◆ Work to complete ◆
Output every entry exactly as written, but omit the pictures.

◆ Records for the exercise ◆
■ ■ ■ ■ ■ ■ ■
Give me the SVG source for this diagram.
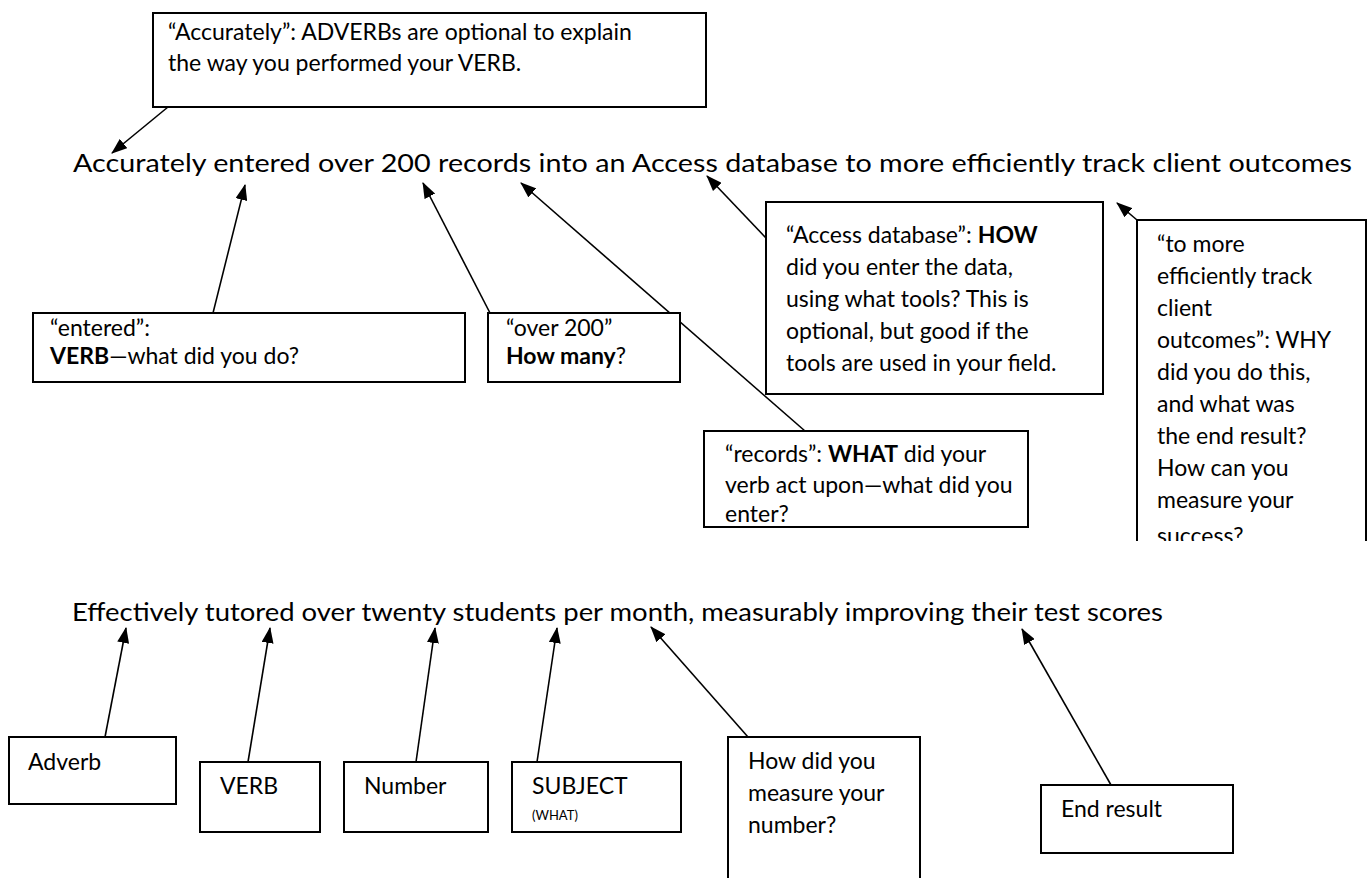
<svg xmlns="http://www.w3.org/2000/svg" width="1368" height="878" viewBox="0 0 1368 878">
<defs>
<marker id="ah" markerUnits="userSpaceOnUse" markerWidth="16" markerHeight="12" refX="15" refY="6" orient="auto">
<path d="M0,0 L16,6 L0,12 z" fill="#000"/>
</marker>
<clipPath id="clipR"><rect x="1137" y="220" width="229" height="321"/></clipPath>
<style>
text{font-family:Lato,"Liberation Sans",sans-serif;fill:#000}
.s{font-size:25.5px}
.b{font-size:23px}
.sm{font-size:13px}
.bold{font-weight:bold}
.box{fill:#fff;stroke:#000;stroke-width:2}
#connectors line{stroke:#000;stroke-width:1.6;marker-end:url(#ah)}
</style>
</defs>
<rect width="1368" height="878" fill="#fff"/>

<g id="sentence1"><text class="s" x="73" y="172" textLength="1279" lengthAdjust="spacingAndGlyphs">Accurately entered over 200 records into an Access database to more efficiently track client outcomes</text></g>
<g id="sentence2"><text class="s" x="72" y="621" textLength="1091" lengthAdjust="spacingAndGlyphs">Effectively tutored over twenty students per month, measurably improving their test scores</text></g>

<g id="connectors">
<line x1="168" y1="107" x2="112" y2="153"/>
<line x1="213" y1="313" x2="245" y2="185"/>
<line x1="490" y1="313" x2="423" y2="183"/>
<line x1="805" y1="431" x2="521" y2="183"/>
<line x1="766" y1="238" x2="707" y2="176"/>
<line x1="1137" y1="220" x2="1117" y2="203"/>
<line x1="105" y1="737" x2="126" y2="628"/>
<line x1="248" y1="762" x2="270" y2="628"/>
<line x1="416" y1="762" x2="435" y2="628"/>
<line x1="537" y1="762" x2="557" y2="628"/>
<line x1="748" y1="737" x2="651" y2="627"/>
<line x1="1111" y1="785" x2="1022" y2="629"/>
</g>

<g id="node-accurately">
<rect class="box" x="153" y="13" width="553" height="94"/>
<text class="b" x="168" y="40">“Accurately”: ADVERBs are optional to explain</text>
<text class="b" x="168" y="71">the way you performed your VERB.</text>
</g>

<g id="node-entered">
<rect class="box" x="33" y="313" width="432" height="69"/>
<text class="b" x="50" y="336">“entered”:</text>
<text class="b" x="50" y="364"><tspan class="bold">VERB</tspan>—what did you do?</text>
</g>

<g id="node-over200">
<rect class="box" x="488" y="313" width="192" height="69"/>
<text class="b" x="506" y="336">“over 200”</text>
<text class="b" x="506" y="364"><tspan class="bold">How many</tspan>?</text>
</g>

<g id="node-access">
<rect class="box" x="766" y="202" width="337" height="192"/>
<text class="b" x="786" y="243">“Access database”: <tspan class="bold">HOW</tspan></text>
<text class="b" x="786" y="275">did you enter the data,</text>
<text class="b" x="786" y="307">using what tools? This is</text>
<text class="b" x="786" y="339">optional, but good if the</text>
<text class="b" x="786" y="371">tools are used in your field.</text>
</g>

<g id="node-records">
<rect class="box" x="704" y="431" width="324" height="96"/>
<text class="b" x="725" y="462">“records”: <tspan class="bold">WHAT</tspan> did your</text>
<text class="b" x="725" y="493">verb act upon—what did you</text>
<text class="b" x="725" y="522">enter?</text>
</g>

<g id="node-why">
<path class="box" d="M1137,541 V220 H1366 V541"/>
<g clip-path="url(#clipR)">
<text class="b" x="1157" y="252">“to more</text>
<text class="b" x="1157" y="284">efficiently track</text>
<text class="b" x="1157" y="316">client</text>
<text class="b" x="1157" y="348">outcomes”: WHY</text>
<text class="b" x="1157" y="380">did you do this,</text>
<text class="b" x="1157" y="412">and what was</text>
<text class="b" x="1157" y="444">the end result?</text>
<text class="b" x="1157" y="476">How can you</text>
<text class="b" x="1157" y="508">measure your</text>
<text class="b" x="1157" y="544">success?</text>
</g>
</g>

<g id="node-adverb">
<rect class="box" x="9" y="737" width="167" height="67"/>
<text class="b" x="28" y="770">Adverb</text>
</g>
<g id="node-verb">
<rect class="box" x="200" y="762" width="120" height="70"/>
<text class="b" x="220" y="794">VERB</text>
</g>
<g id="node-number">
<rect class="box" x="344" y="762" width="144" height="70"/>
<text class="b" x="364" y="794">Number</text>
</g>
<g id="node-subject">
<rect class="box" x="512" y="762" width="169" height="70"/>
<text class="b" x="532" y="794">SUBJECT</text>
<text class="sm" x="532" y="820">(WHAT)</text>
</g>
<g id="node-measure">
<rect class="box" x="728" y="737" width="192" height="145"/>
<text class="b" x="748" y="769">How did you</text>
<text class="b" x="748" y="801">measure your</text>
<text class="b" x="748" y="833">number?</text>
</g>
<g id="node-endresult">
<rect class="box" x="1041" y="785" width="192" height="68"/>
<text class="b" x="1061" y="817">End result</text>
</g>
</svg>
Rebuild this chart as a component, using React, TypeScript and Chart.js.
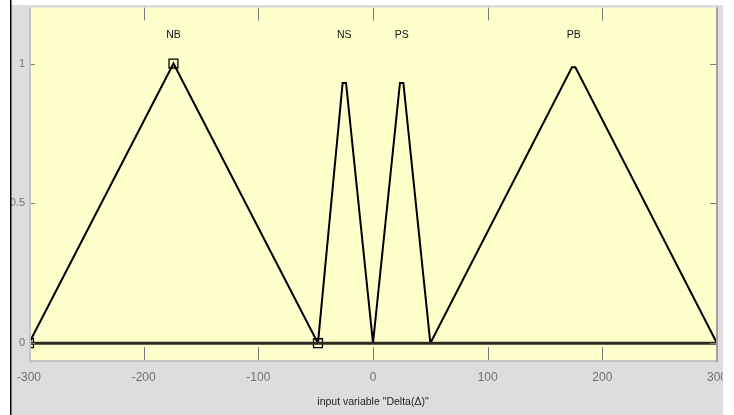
■ ■ ■ ■ ■ ■ ■
◆ Exercise response ◆
Give me the SVG source for this diagram.
<svg xmlns="http://www.w3.org/2000/svg" width="1368" height="878" viewBox="0 0 1368 878">
<defs>
<marker id="ah" markerUnits="userSpaceOnUse" markerWidth="16" markerHeight="12" refX="15" refY="6" orient="auto">
<path d="M0,0 L16,6 L0,12 z" fill="#000"/>
</marker>
<clipPath id="clipR"><rect x="1137" y="220" width="229" height="321"/></clipPath>
<style>
text{font-family:Lato,"Liberation Sans",sans-serif;fill:#000}
.s{font-size:25.5px}
.b{font-size:23px}
.sm{font-size:13px}
.bold{font-weight:bold}
.box{fill:#fff;stroke:#000;stroke-width:2}
#connectors line{stroke:#000;stroke-width:1.6;marker-end:url(#ah)}
</style>
</defs>
<rect width="1368" height="878" fill="#fff"/>

<g id="sentence1"><text class="s" x="73" y="172" textLength="1279" lengthAdjust="spacingAndGlyphs">Accurately entered over 200 records into an Access database to more efficiently track client outcomes</text></g>
<g id="sentence2"><text class="s" x="72" y="621" textLength="1091" lengthAdjust="spacingAndGlyphs">Effectively tutored over twenty students per month, measurably improving their test scores</text></g>

<g id="connectors">
<line x1="168" y1="107" x2="112" y2="153"/>
<line x1="213" y1="313" x2="245" y2="185"/>
<line x1="490" y1="313" x2="423" y2="183"/>
<line x1="805" y1="431" x2="521" y2="183"/>
<line x1="766" y1="238" x2="707" y2="176"/>
<line x1="1137" y1="220" x2="1117" y2="203"/>
<line x1="105" y1="737" x2="126" y2="628"/>
<line x1="248" y1="762" x2="270" y2="628"/>
<line x1="416" y1="762" x2="435" y2="628"/>
<line x1="537" y1="762" x2="557" y2="628"/>
<line x1="748" y1="737" x2="651" y2="627"/>
<line x1="1111" y1="785" x2="1022" y2="629"/>
</g>

<g id="node-accurately">
<rect class="box" x="153" y="13" width="553" height="94"/>
<text class="b" x="168" y="40">“Accurately”: ADVERBs are optional to explain</text>
<text class="b" x="168" y="71">the way you performed your VERB.</text>
</g>

<g id="node-entered">
<rect class="box" x="33" y="313" width="432" height="69"/>
<text class="b" x="50" y="336">“entered”:</text>
<text class="b" x="50" y="364"><tspan class="bold">VERB</tspan>—what did you do?</text>
</g>

<g id="node-over200">
<rect class="box" x="488" y="313" width="192" height="69"/>
<text class="b" x="506" y="336">“over 200”</text>
<text class="b" x="506" y="364"><tspan class="bold">How many</tspan>?</text>
</g>

<g id="node-access">
<rect class="box" x="766" y="202" width="337" height="192"/>
<text class="b" x="786" y="243">“Access database”: <tspan class="bold">HOW</tspan></text>
<text class="b" x="786" y="275">did you enter the data,</text>
<text class="b" x="786" y="307">using what tools? This is</text>
<text class="b" x="786" y="339">optional, but good if the</text>
<text class="b" x="786" y="371">tools are used in your field.</text>
</g>

<g id="node-records">
<rect class="box" x="704" y="431" width="324" height="96"/>
<text class="b" x="725" y="462">“records”: <tspan class="bold">WHAT</tspan> did your</text>
<text class="b" x="725" y="493">verb act upon—what did you</text>
<text class="b" x="725" y="522">enter?</text>
</g>

<g id="node-why">
<path class="box" d="M1137,541 V220 H1366 V541"/>
<g clip-path="url(#clipR)">
<text class="b" x="1157" y="252">“to more</text>
<text class="b" x="1157" y="284">efficiently track</text>
<text class="b" x="1157" y="316">client</text>
<text class="b" x="1157" y="348">outcomes”: WHY</text>
<text class="b" x="1157" y="380">did you do this,</text>
<text class="b" x="1157" y="412">and what was</text>
<text class="b" x="1157" y="444">the end result?</text>
<text class="b" x="1157" y="476">How can you</text>
<text class="b" x="1157" y="508">measure your</text>
<text class="b" x="1157" y="544">success?</text>
</g>
</g>

<g id="node-adverb">
<rect class="box" x="9" y="737" width="167" height="67"/>
<text class="b" x="28" y="770">Adverb</text>
</g>
<g id="node-verb">
<rect class="box" x="200" y="762" width="120" height="70"/>
<text class="b" x="220" y="794">VERB</text>
</g>
<g id="node-number">
<rect class="box" x="344" y="762" width="144" height="70"/>
<text class="b" x="364" y="794">Number</text>
</g>
<g id="node-subject">
<rect class="box" x="512" y="762" width="169" height="70"/>
<text class="b" x="532" y="794">SUBJECT</text>
<text class="sm" x="532" y="820">(WHAT)</text>
</g>
<g id="node-measure">
<rect class="box" x="728" y="737" width="192" height="145"/>
<text class="b" x="748" y="769">How did you</text>
<text class="b" x="748" y="801">measure your</text>
<text class="b" x="748" y="833">number?</text>
</g>
<g id="node-endresult">
<rect class="box" x="1041" y="785" width="192" height="68"/>
<text class="b" x="1061" y="817">End result</text>
</g>
</svg>
Rebuild this chart as a component, using React, TypeScript and Chart.js.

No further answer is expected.